Alguém poderá alegar que isso não é corrupção. São “pequenas” infrações sem maiores conseqüências. Será? Pequenas doses de veneno são doses de veneno. A corrupção surge da quebra de regras estabelecidas. Quem não vacila ante a possibilidade de ser aprovado no exame do Detran graças ao pagamento “extra” de R$ 50 ao examinador por que vacilaria ante uma oferta de suborno de R$ 50 mil para votar a favor de determinado projeto se fosse deputado federal? Quantos críticos da corrupção seriam incorruptíveis se estivessem na mesma situação dos corruptos que aparecem na mídia?

Não há como negar que muitos, incontáveis brasileiros não tergiversariam nem um pouco ante a possibilidade de levar vantagem ilícita se lhes aparecesse a oportunidade. Quem recusaria a oferta de um emprego “facilitado” num órgão público, com um bom salário, concedido por favor ou amizade?

Sugiro que cada leitor faça um esforço de memória e tente se lembrar de casos que conhece, próximos, de gente que leva vantagem indevidamente. Num exercício rápido, enumero alguns casos sabidos por relatos particulares: 1) um assessor com cargo fantasma num órgão público, salário de R$ 5.000,00; 2) outro assessor de órgão público, também sem qualquer prestação de serviço em contrapartida ao gordo salário (caso que saiu publicado nos jornais uma única vez e nunca mais se falou nisso…); 3) um secretário de obras que construiu uma casa na praia com material de construção desviado de obras públicas; 4) um magistrado que “desaparece” do gabinete e deixa as audiências a cargo do funcionário de um cartório; 5) um fiscal de órgão público que comprou uma cobertura de R$ 1,5 milhão num edifício de luxo, transação incompatível com sua renda; 6) um grupo de policiais federais que rateava pelo menos metade do que apreendia em suas operações (eletrônicos, drogas etc.)… E muitos outros casos, maiores e menores, de que tomamos conhecimento cotidianamente simplesmente por conviver com as pessoas – e não cito aqui casos de que fiquei sabendo pela mídia, embora um ou outro dos que mencionei tenham sido noticiados.

Claro que, felizmente, conheço também histórias opostas, como a de um auditor da Receita recém-empossado que pediu exoneração após receber – e recusar – proposta de suborno de R$ 1 milhão para “aliviar” uma dívida de mais de R$ 10 milhões com o fisco. “Preferi sair logo a ter que ficar lutando cotidianamente com essas tentações, com o risco de sucumbir”, ouvi-o explicar.
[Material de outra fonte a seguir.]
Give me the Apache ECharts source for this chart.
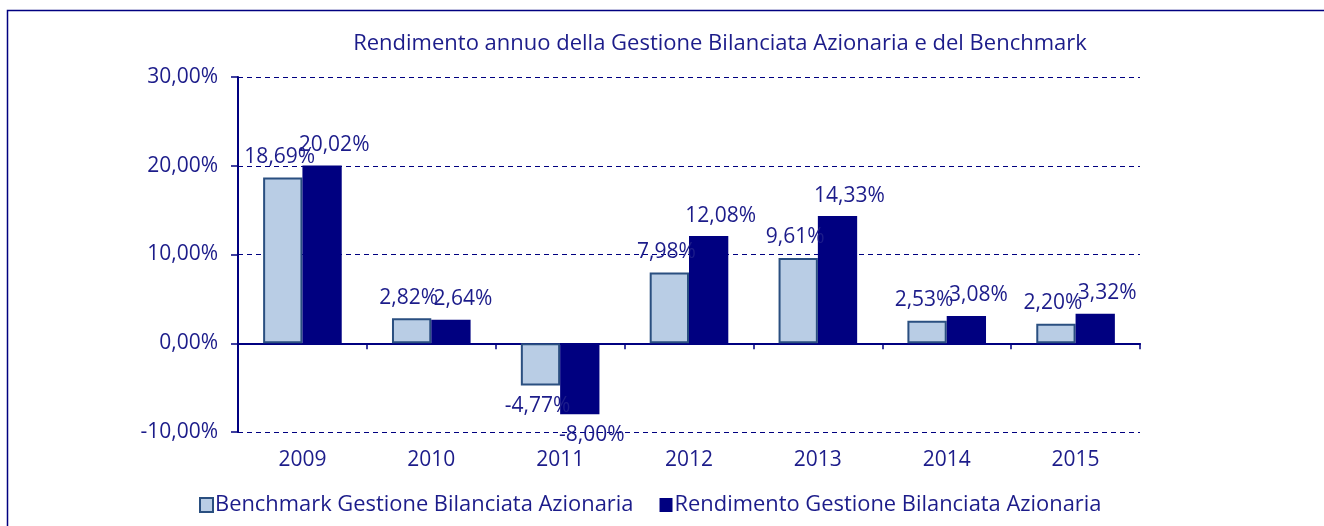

Mas a pergunta que fica é: quantos agiriam assim?

É certo que o mal de muitos não se torna mal menor. O que se quer indicar aqui é que o combate à corrupção não pode ser baseado tão-somente num ineficaz discurso indignado. A corrupção só pode ser combatida a partir da conduta pessoal de cada um. O Brasil será um país sem corrupção quando cada um dos brasileiros acostumar-se a não levar vantagem ilícita nunca. E a ver com maus olhos os “espertos” que se aproveitam dessas vantagens, em vez de invejá-los. O que faz a diferença é a mentalidade. Só diminuirão os casos de corrupção se for difundida uma mentalidade nova, diferente, que embase um comportamento avesso à corrupção.
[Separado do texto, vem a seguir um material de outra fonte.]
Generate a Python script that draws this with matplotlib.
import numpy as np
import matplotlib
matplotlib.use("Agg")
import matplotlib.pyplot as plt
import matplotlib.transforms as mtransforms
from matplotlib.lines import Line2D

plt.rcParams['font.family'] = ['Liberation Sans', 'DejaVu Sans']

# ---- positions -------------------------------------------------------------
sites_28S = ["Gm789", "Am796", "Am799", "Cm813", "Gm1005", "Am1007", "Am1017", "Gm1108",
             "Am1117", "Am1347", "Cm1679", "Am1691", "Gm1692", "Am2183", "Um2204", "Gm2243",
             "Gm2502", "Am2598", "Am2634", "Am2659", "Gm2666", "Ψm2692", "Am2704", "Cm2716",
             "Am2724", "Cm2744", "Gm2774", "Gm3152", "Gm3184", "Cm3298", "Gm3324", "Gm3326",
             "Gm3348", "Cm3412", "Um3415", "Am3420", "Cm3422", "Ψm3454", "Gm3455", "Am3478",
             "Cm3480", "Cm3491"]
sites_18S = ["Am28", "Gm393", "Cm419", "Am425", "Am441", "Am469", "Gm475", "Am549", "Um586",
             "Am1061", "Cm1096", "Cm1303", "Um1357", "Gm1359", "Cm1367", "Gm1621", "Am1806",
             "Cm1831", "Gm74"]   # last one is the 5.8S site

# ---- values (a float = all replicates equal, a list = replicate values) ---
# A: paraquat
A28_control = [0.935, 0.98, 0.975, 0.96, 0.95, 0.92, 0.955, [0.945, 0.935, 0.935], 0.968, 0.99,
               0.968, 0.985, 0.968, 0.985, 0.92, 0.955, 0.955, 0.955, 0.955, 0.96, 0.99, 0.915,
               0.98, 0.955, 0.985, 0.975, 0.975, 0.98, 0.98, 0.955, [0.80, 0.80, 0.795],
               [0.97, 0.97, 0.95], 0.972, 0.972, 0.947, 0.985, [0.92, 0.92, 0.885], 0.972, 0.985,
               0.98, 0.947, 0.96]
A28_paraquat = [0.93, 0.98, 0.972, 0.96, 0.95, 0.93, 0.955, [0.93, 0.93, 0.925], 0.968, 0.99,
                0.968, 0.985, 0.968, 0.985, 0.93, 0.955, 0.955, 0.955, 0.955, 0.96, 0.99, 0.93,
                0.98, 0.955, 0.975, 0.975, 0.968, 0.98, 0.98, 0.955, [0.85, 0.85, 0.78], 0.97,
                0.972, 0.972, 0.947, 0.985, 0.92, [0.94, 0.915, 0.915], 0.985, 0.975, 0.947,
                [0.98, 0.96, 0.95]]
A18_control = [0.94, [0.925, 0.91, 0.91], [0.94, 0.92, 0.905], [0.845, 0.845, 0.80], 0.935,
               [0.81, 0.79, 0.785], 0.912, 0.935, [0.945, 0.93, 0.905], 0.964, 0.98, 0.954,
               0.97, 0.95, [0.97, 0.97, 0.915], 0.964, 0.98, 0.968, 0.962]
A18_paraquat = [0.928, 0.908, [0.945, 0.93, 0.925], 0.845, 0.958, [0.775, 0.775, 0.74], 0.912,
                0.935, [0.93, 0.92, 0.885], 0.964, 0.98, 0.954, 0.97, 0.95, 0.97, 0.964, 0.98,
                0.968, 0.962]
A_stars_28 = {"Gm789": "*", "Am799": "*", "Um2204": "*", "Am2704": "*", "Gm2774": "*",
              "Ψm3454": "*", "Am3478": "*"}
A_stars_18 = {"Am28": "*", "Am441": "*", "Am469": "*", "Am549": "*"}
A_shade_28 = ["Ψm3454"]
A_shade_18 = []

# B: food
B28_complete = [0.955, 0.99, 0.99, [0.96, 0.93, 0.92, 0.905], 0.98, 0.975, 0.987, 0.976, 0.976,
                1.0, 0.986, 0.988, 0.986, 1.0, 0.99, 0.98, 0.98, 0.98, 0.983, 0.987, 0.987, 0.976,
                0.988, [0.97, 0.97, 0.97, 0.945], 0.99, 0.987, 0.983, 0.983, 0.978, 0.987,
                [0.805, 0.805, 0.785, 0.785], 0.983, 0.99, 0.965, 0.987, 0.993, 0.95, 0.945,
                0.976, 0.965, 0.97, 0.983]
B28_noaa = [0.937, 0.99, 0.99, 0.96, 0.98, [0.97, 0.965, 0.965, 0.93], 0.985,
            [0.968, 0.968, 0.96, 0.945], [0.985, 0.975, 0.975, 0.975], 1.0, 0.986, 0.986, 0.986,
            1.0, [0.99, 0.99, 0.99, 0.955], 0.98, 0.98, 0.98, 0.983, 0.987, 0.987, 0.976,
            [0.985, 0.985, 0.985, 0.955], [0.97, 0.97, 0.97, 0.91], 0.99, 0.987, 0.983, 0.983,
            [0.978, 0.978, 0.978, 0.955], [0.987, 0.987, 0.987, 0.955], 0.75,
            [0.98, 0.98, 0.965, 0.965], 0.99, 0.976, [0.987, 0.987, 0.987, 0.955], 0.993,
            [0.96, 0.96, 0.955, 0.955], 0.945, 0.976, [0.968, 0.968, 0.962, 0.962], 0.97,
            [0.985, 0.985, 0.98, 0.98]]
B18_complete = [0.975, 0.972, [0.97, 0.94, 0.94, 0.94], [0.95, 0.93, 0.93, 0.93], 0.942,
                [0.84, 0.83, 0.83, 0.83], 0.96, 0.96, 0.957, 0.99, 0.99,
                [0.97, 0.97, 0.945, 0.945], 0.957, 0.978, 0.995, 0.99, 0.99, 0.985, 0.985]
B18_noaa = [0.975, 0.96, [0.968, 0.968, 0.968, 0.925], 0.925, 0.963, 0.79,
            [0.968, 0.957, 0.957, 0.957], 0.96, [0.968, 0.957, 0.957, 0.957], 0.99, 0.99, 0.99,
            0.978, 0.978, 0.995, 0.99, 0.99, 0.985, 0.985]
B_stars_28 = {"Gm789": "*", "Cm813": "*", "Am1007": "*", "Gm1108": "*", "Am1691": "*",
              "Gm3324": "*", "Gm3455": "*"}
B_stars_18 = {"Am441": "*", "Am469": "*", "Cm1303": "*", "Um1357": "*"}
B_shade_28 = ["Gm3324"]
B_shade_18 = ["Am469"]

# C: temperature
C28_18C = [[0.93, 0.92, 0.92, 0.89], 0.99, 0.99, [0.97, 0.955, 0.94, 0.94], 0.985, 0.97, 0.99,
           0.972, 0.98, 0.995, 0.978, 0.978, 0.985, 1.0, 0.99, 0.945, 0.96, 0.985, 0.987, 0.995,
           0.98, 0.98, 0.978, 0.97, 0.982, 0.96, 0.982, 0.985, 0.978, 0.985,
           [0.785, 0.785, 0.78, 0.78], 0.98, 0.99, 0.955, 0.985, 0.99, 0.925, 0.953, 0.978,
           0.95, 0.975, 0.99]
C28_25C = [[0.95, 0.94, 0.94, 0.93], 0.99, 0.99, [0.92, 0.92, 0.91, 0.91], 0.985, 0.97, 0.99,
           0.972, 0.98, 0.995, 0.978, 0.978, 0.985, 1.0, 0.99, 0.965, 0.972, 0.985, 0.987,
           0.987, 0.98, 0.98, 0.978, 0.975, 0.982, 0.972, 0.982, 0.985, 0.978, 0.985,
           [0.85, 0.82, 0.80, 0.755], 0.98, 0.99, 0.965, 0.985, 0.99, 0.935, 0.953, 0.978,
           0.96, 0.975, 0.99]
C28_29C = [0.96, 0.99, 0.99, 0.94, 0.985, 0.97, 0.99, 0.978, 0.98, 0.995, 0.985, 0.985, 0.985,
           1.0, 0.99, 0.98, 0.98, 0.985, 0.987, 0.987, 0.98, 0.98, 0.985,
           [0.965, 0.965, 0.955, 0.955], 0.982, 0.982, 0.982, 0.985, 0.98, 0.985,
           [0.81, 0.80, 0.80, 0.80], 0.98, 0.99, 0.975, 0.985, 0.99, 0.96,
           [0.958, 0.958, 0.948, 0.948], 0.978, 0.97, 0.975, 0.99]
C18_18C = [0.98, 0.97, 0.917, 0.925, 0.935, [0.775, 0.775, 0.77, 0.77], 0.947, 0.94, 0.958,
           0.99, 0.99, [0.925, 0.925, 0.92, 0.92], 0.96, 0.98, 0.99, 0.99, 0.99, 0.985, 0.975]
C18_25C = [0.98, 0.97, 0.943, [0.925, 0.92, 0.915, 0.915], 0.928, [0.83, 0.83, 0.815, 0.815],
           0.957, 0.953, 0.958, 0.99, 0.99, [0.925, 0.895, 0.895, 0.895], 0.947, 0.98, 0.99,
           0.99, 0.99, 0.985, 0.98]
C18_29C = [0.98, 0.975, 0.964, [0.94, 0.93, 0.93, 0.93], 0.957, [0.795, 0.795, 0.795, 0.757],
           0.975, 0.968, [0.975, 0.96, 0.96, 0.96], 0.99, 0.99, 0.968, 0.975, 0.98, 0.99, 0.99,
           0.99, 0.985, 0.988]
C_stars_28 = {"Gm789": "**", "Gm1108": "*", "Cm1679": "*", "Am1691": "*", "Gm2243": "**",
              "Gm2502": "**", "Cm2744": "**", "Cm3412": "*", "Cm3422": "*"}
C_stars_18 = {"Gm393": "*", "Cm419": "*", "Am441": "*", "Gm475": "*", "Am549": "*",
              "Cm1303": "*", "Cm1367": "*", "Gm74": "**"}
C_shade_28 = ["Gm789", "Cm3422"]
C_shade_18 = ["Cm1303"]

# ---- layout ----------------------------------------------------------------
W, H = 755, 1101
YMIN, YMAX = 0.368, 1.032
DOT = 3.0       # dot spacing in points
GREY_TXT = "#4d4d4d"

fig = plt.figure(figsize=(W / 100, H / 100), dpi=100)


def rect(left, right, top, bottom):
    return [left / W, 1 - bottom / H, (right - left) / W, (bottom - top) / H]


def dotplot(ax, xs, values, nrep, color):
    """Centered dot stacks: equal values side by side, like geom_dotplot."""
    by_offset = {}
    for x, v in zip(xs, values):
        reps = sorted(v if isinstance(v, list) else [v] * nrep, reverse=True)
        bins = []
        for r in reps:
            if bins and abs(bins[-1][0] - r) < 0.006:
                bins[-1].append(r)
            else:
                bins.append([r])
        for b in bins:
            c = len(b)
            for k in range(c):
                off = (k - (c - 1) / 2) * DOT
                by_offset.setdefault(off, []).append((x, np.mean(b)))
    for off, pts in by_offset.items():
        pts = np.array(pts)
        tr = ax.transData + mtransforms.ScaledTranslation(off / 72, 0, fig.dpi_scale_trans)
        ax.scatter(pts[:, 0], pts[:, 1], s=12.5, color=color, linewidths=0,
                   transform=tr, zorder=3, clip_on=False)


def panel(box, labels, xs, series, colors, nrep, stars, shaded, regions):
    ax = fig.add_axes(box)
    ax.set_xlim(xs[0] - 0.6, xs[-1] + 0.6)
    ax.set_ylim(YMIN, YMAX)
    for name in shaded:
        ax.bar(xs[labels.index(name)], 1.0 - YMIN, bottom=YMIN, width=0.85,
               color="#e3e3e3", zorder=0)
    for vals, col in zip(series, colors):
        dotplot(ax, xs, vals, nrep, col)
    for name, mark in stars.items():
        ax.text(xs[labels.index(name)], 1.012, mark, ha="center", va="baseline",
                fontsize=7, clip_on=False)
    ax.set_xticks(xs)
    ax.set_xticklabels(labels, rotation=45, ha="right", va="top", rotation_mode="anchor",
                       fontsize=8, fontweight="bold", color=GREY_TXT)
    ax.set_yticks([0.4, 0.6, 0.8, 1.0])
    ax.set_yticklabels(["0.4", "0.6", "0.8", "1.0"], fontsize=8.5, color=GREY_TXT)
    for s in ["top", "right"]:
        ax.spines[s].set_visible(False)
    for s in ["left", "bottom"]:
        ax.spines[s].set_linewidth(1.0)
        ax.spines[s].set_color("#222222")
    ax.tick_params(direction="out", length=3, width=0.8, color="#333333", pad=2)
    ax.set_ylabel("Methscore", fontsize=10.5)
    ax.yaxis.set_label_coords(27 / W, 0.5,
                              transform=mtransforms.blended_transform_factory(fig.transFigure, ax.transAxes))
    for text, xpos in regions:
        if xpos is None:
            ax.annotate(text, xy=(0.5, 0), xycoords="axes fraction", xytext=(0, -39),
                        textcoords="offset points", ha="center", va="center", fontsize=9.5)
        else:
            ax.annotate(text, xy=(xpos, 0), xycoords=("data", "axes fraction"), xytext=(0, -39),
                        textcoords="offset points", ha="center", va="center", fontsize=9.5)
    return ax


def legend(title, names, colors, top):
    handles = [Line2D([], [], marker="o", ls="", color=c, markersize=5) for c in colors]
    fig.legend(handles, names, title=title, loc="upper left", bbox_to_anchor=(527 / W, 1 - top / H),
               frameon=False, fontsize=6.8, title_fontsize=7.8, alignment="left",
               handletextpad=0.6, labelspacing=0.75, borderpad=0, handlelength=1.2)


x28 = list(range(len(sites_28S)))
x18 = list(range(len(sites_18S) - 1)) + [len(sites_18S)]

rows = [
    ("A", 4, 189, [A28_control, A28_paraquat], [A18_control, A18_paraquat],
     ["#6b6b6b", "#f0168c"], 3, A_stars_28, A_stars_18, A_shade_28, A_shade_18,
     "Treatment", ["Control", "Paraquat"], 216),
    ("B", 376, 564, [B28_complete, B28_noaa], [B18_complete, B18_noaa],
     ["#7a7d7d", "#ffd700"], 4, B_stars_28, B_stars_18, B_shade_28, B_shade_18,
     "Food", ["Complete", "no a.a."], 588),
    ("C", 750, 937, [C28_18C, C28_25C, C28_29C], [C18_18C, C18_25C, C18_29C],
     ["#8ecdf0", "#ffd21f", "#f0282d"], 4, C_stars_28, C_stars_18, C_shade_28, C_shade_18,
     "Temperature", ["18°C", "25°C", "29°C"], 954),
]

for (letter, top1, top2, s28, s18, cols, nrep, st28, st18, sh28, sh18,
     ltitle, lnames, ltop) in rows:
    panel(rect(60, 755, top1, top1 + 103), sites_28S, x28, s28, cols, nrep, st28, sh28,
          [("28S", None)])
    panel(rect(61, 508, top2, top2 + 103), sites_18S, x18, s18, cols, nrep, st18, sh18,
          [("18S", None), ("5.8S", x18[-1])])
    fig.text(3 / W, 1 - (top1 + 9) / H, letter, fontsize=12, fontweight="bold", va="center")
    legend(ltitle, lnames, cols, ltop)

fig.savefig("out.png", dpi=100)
Um conhecido contou-me que um colega seu foi fazer estágio numa fábrica de automóveis belga, hospedando-se na casa de um funcionário da indústria. Eles acordavam muito cedo e eram dos primeiros a chegar na fábrica. Para seu espanto, o colega belga estacionava o carro na vaga mais distante da entrada. Depois de alguns dias, ele resolveu perguntar o porquê daquela atitude que os obrigava a caminhar um bom pedaço até a entrada. O belga admirou-se da pergunta, pois achava a resposta óbvia: “Se nós chegamos cedo, temos tempo para ir calmamente até nosso trabalho. Então, precisamos deixar as vagas mais próximas da entrada para aqueles que chegam tarde, com menos tempo.” Para nós, brasileiros, pode parecer espantoso. Para o belga, era óbvio. Como se vê, é uma questão de mentalidade. O belga não queria “levar vantagem”, mas fazer o que era mais adequado para todos. Será que um dia chegaremos lá?